-- START OF Material --

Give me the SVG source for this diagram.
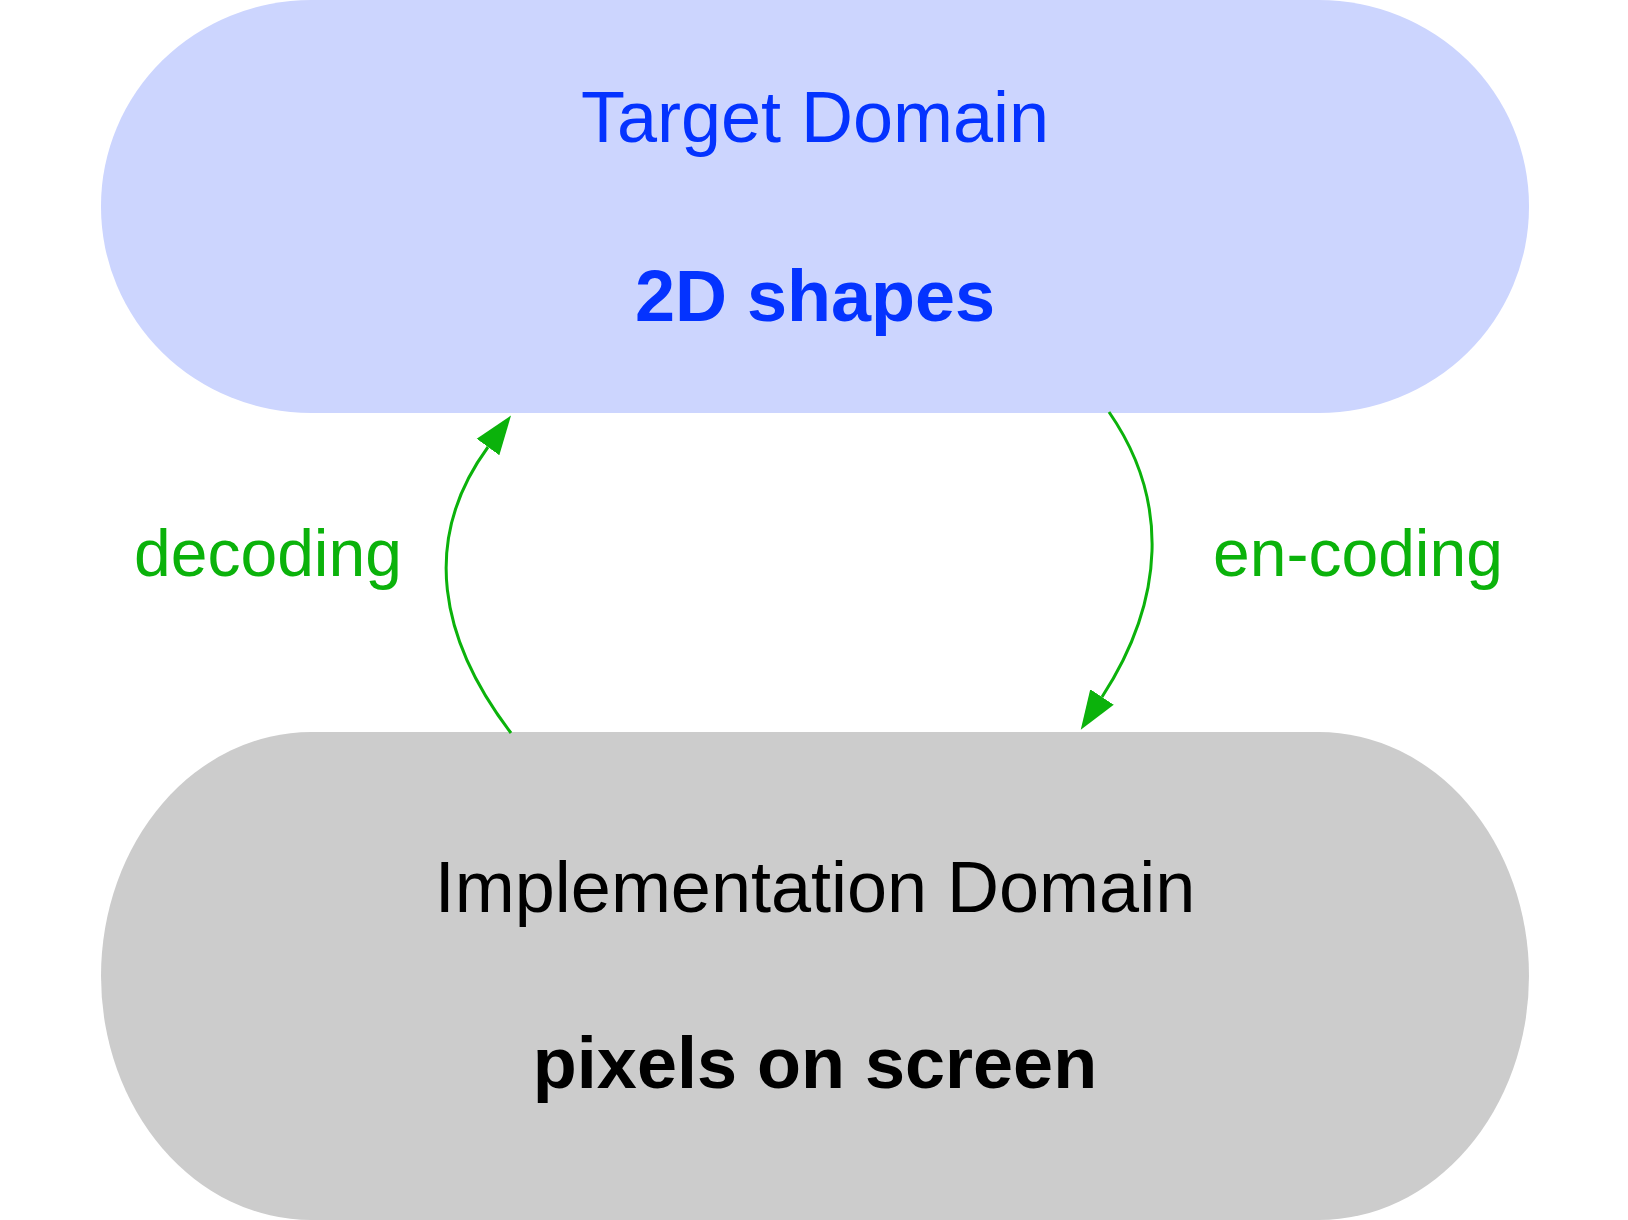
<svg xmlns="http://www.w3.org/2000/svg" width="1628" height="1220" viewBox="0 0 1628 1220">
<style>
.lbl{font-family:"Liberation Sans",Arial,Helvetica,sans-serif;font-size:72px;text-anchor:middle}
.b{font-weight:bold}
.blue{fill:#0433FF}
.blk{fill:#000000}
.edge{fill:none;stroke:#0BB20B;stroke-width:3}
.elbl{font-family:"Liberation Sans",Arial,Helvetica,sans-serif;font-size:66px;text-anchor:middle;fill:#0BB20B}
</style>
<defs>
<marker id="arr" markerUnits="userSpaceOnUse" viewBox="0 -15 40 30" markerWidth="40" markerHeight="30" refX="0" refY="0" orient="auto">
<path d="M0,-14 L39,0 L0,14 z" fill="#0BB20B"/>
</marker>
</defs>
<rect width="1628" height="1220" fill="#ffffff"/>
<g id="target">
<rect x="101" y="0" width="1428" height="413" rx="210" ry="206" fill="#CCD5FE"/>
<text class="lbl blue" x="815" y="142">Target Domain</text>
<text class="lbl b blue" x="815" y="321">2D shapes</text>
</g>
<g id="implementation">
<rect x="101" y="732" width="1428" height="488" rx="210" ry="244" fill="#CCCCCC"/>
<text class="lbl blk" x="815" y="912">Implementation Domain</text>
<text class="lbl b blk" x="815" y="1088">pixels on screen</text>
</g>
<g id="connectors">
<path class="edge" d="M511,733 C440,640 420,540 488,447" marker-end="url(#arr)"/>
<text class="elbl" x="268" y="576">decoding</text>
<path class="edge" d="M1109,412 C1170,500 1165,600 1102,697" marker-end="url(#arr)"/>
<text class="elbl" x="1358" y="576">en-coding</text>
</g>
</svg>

-- END OF Material --

### Task statement
Repeat the material above verbatim. Leave the pictures behind.

### Solved exercise
Give me the SVG source for this diagram.
<svg xmlns="http://www.w3.org/2000/svg" width="1628" height="1220" viewBox="0 0 1628 1220">
<style>
.lbl{font-family:"Liberation Sans",Arial,Helvetica,sans-serif;font-size:72px;text-anchor:middle}
.b{font-weight:bold}
.blue{fill:#0433FF}
.blk{fill:#000000}
.edge{fill:none;stroke:#0BB20B;stroke-width:3}
.elbl{font-family:"Liberation Sans",Arial,Helvetica,sans-serif;font-size:66px;text-anchor:middle;fill:#0BB20B}
</style>
<defs>
<marker id="arr" markerUnits="userSpaceOnUse" viewBox="0 -15 40 30" markerWidth="40" markerHeight="30" refX="0" refY="0" orient="auto">
<path d="M0,-14 L39,0 L0,14 z" fill="#0BB20B"/>
</marker>
</defs>
<rect width="1628" height="1220" fill="#ffffff"/>
<g id="target">
<rect x="101" y="0" width="1428" height="413" rx="210" ry="206" fill="#CCD5FE"/>
<text class="lbl blue" x="815" y="142">Target Domain</text>
<text class="lbl b blue" x="815" y="321">2D shapes</text>
</g>
<g id="implementation">
<rect x="101" y="732" width="1428" height="488" rx="210" ry="244" fill="#CCCCCC"/>
<text class="lbl blk" x="815" y="912">Implementation Domain</text>
<text class="lbl b blk" x="815" y="1088">pixels on screen</text>
</g>
<g id="connectors">
<path class="edge" d="M511,733 C440,640 420,540 488,447" marker-end="url(#arr)"/>
<text class="elbl" x="268" y="576">decoding</text>
<path class="edge" d="M1109,412 C1170,500 1165,600 1102,697" marker-end="url(#arr)"/>
<text class="elbl" x="1358" y="576">en-coding</text>
</g>
</svg>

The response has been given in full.